Oded Guez est un “refuznik” du divorce : ce juif pratiquant a préféré disparaître que d’accepter la séparation demandée par son épouse qu’il battait.
Un tel appel des juges du tribunal rabbinique est rarissime. Dans leur communiqué, diffusé avant la Pâque juive, ils demandent au public de les aider à localiser Oded Guez. En plus de la photo de l’intéressé, un numéro de téléphone est mis à disposition pour toute personne ayant des informations permettant de le retrouver. Mais pourquoi cet avis de recherche peu banal ? Eh bien Oded Guez, docteur en physique de son état, est un « refuznik » du divorce. Il ne veut pas accorder à son épouse – réfugiée avec ses deux enfants dans un abri pour femmes battues – le « Gett », l’acte de divorce selon la Halacha, la loi juive. Jusqu’ici, rien n’y a fait. Même pas les sanctions dont il est l’objet depuis de longs mois de la part du Rabbinat, à commencer par l’ostracisme. Une véritable mise au ban sociale, professionnelle et religieuse. Personne ne doit lui parler. Aucune synagogue n’a le droit de le recevoir, car il lui est interdit de lire la Torah et de célébrer une cérémonie religieuse ; quant aux deux universités qui l’employaient, elles ont été priées de le licencier, ce qui fut chose faite assez rapidement. Fait rare, le Rabbinat a, de surcroît, autorisé le « Shaming ». Autrement dit la publication sur les réseaux sociaux de son nom et de sa photo.
Un statut peu enviable
Préférant disparaître plutôt que céder, ce juif pratiquant, inscrit aussi au département d’études de la Torah à l’université religieuse de Bar-Ilan, près de Tel-Aviv, ne s’est pas présenté à la dernière audience fixée par le Beth-Din (tribunal rabbinique) pour le réexamen du dossier de divorce. Une absence qui a provoqué l’ire de la cour. D’où l’appel au public, justifié, disent les autorités rabbiniques, par une préoccupation majeure à l’égard de l’épouse, qui pourrait devenir, compte tenu de la disparition de son conjoint, une femme « Agouna », littéralement en français « une femme entravée », « enchaînée aux liens du mariage » . Il lui serait alors interdit, selon la loi juive, de se remarier ou d’avoir des enfants, car ceux-ci seraient considérés comme des « Mamzers », vulgairement des « bâtards », un statut peu enviable au regard du judaïsme. Ces enfants illégitimes sont en effet considérés comme non-juifs. Ils ne peuvent se marier qu’entre eux, et cela de génération en génération.
Divorce au masculin
Dans le judaïsme, le divorce n’est accordé que par l’homme, devant trois juges rabbiniques qui sont là non pas pour prononcer le divorce, mais pour valider l’accord du conjoint. Le tout, lors d’une cérémonie extrêmement codifiée à l’issue de laquelle le mari va faire tomber dans les mains de son épouse un parchemin écrit en araméen, le Gett, qui représente l’acte de divorce et libère l’épouse devenue alors « permise à tout homme ». Cette disposition halachique – seul l’homme peut accorder le divorce – est depuis des siècles la porte ouverte aux pressions de toutes sortes sur les femmes qui veulent divorcer de la part des maris récalcitrants. En Israël, en l’absence de séparation entre l’État et la religion, le problème prend encore plus d’acuité. Même des femmes non pratiquantes se retrouvent dans des situations inextricables qui peuvent durer des années, l’état civil étant, en Israël sous le contrôle des religieux.
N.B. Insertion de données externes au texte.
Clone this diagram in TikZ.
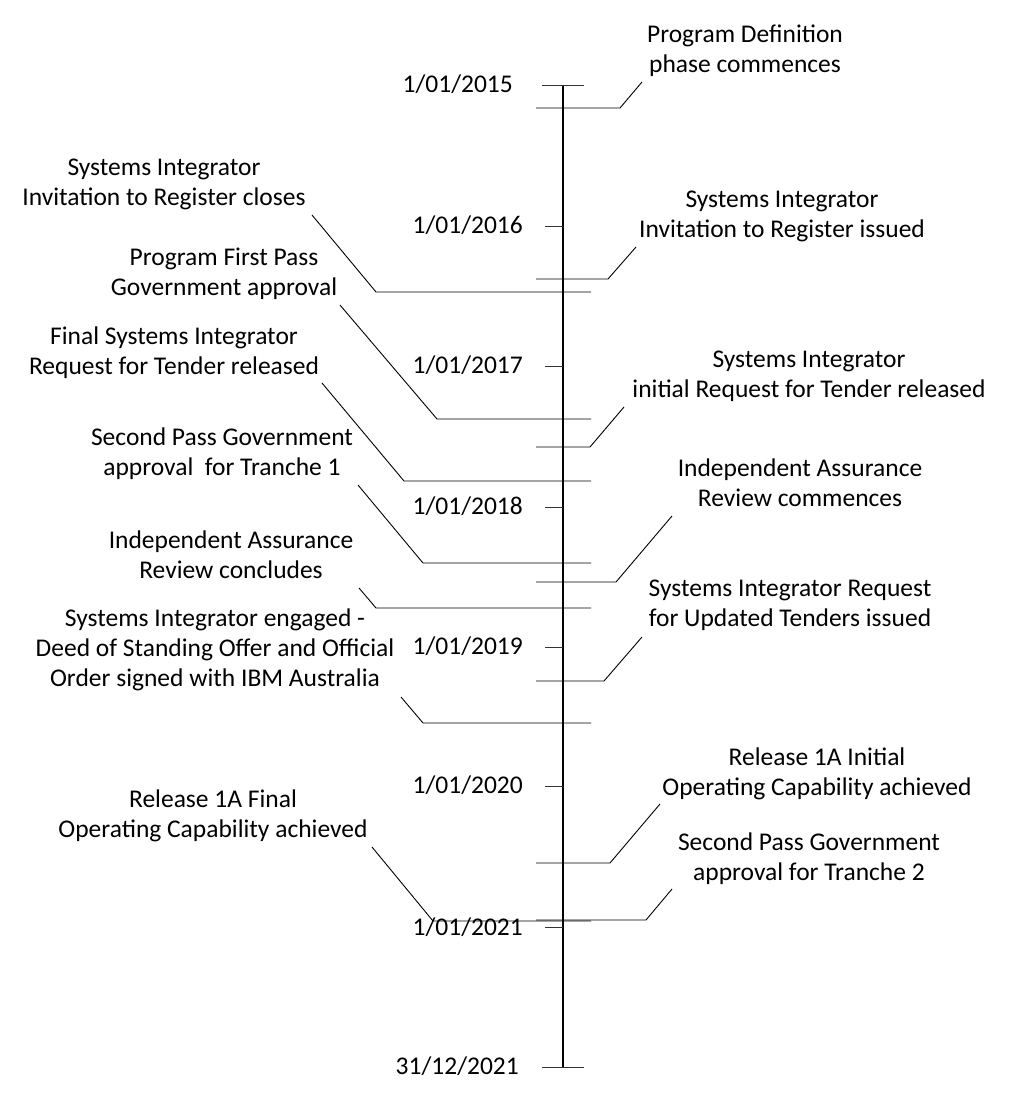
\documentclass[tikz,border=0pt]{standalone}
\usepackage{fontspec}
\setmainfont{Carlito}
\begin{document}
\begin{tikzpicture}[x=1pt,y=-1pt,
  lab/.style={font=\fontsize{25.5}{30}\selectfont, align=center, inner sep=0pt},
  datelab/.style={font=\fontsize{25.5}{30}\selectfont, anchor=east, inner sep=0pt},
  axisline/.style={line width=1.3pt, black},
  evline/.style={line width=0.9pt, black},
  tickline/.style={line width=0.9pt, black!80}]
\fill[white] (0,0) rectangle (1013,1104);
\useasboundingbox (0,0) rectangle (1013,1104);

% axis
\coordinate (top) at (563,85);
\coordinate (bot) at (563,1067);
\coordinate (capTL) at (542,85);
\coordinate (capTR) at (584,85);
\coordinate (capBL) at (542,1067);
\coordinate (capBR) at (584,1067);
\draw[axisline] (top) -- (bot);
\draw[tickline] (capTL) -- (capTR);
\draw[tickline] (capBL) -- (capBR);

% year ticks
\foreach \yr/\yy in {2016/226,2017/366,2018/507,2019/647,2020/786,2021/927}{
  \coordinate (tk\yr a) at (545,\yy);
  \coordinate (tk\yr b) at (563,\yy);
  \draw[tickline] (tk\yr a) -- (tk\yr b);
}

% date labels
\node[datelab] (d2015) at (513,86) {\strut 1/01/2015};
\node[datelab] (d2016) at (523,227) {\strut 1/01/2016};
\node[datelab] (d2017) at (523,367) {\strut 1/01/2017};
\node[datelab] (d2018) at (523,508) {\strut 1/01/2018};
\node[datelab] (d2019) at (523,648) {\strut 1/01/2019};
\node[datelab] (d2020) at (523,787) {\strut 1/01/2020};
\node[datelab] (d2021) at (523,929) {\strut 1/01/2021};
\node[datelab] (d2021e) at (519,1068) {\strut 31/12/2021};

% ---------- right events ----------
\coordinate (r1a) at (536,108); \coordinate (r1b) at (620,108); \coordinate (r1c) at (642,82);
\node[lab] (r1) at (745,51) {\strut Program Definition\\\strut phase commences};
\draw[evline] (r1a) -- (r1b) -- (r1c);

\coordinate (r2a) at (536,279); \coordinate (r2b) at (608,279); \coordinate (r2c) at (636,247);
\node[lab] (r2) at (782,216) {\strut Systems Integrator\\\strut Invitation to Register issued};
\draw[evline] (r2a) -- (r2b) -- (r2c);

\coordinate (r3a) at (536,447); \coordinate (r3b) at (590,447); \coordinate (r3c) at (624,407);
\node[lab] (r3) at (809,376) {\strut Systems Integrator\\\strut initial Request for Tender released};
\draw[evline] (r3a) -- (r3b) -- (r3c);

\coordinate (r4a) at (536,582); \coordinate (r4b) at (616,582); \coordinate (r4c) at (672,516);
\node[lab] (r4) at (800,485) {\strut Independent Assurance\\\strut Review commences};
\draw[evline] (r4a) -- (r4b) -- (r4c);

\coordinate (r5a) at (536,681); \coordinate (r5b) at (604,681); \coordinate (r5c) at (642,637);
\node[lab] (r5) at (790,605) {\strut Systems Integrator Request\\\strut for Updated Tenders issued};
\draw[evline] (r5a) -- (r5b) -- (r5c);

\coordinate (r6a) at (536,863); \coordinate (r6b) at (610,863); \coordinate (r6c) at (660,804);
\node[lab] (r6) at (817,774) {\strut Release 1A Initial\\\strut Operating Capability achieved};
\draw[evline] (r6a) -- (r6b) -- (r6c);

\coordinate (r7a) at (536,920); \coordinate (r7b) at (646,920); \coordinate (r7c) at (672,889);
\node[lab] (r7) at (809,859) {\strut Second Pass Government\\\strut approval for Tranche 2};
\draw[evline] (r7a) -- (r7b) -- (r7c);

% ---------- left events ----------
\coordinate (l1a) at (591,292); \coordinate (l1b) at (376,292); \coordinate (l1c) at (312,215);
\node[lab] (l1) at (164,184) {\strut Systems Integrator\\\strut Invitation to Register closes};
\draw[evline] (l1a) -- (l1b) -- (l1c);

\coordinate (l2a) at (591,419); \coordinate (l2b) at (437,419); \coordinate (l2c) at (340,305);
\node[lab] (l2) at (224,274) {\strut Program First Pass\\\strut Government approval};
\draw[evline] (l2a) -- (l2b) -- (l2c);

\coordinate (l3a) at (591,481); \coordinate (l3b) at (404,481); \coordinate (l3c) at (322,383);
\node[lab] (l3) at (174,353) {\strut Final Systems Integrator\\\strut Request for Tender released};
\draw[evline] (l3a) -- (l3b) -- (l3c);

\coordinate (l4a) at (591,563); \coordinate (l4b) at (423,563); \coordinate (l4c) at (358,485);
\node[lab] (l4) at (222,454) {\strut Second Pass Government\\\strut approval~ for Tranche 1};
\draw[evline] (l4a) -- (l4b) -- (l4c);

\coordinate (l5a) at (591,608); \coordinate (l5b) at (376,608); \coordinate (l5c) at (359,588);
\node[lab] (l5) at (231,557) {\strut Independent Assurance\\\strut Review concludes};
\draw[evline] (l5a) -- (l5b) -- (l5c);

\coordinate (l6a) at (591,723); \coordinate (l6b) at (423,723); \coordinate (l6c) at (401,697);
\node[lab] (l6) at (215,650) {\strut Systems Integrator engaged -\\\strut Deed of Standing Offer and Official\\\strut Order signed with IBM Australia};
\draw[evline] (l6a) -- (l6b) -- (l6c);

\coordinate (l7a) at (591,921); \coordinate (l7b) at (433,921); \coordinate (l7c) at (372,847);
\node[lab] (l7) at (213,816) {\strut Release 1A Final\\\strut Operating Capability achieved};
\draw[evline] (l7a) -- (l7b) -- (l7c);
\end{tikzpicture}
\end{document}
En 2016, le drame vécu par l’épouse d’Oded Guez est loin d’être unique. Selon les statistiques du Grand Rabbinat, on recense aujourd’hui 170 femmes « Agounot ». Mais, selon les associations d’aide à ces femmes, elles seraient plus nombreuses. Batya Kahana-Dror, la directrice de « Mavoï Satoum », avance le nombre d’environ 200. Tout aussi préoccupant et beaucoup plus important en termes de chiffre : ces 10 000 conjointes qui veulent divorcer, dont les maris n’ont pas disparu mais refusent d’accorder le Gett et font donc traîner en longueur la procédure. Appelées, « Mesouravot Gett », les refusées du Gett, ces femmes font l’objet de mesures d’intimidations qui peuvent aller jusqu’à l’extorsion de fonds pure et simple. On se souvient de l’affaire qui, en France, avait défrayé la chronique en 2014.
Un mini-acte de désobéissance civile
Récemment, à la suite d’un cas particulièrement difficile qui dure depuis 15 ans, avec chantage exercé par le mari, le grand rabbin ashkénaze Daviv Lau est intervenu en répétant à plusieurs reprises, en public, qu’il fallait s’occuper séparément des problèmes financiers liés au divorce – partage des biens, pensions alimentaires, etc. – et de l’acte de divorce lui-même. Un précédent qui, pour les tribunaux rabbiniques, devrait faire jurisprudence. En parallèle, une organisation de rabbins orthodoxes, Tzohar, dont l’objectif est de rationaliser et améliorer les services rabbiniques, a lancé une initiative quasi « révolutionnaire » dans ce domaine : faire signer un contrat prénuptial comprenant un article stipulant qu’en cas de divorce difficile, le couple a 180 jours pour tenter de résoudre ses différends devant les autorités rabbiniques. En cas d’absence de solution, le conjoint qui refuse le divorce devra payer une lourde aide financière à son époux/épouse : 6 000 shekels (1 500 euros) mensuels ou l’équivalent du salaire le plus élevé dans le couple. En gestation pendant 6 ans et 16 versions plus tard, le premier contrat de ce genre a été rédigé début mars dernier. Pour Susan Weiss, la fondatrice et directrice du Centre « Justice pour les femmes », cette initiative de Tzohar est tout à fait étonnante. « Une sorte de mini-acte de désobéissance civile ! » « Bien que ce contrat ne soit pas idéal, ajoute-t-elle, si une cliente vient me consulter à ce sujet, je lui dirai qu’entre cela et rien, mieux vaut qu’elle le signe ! »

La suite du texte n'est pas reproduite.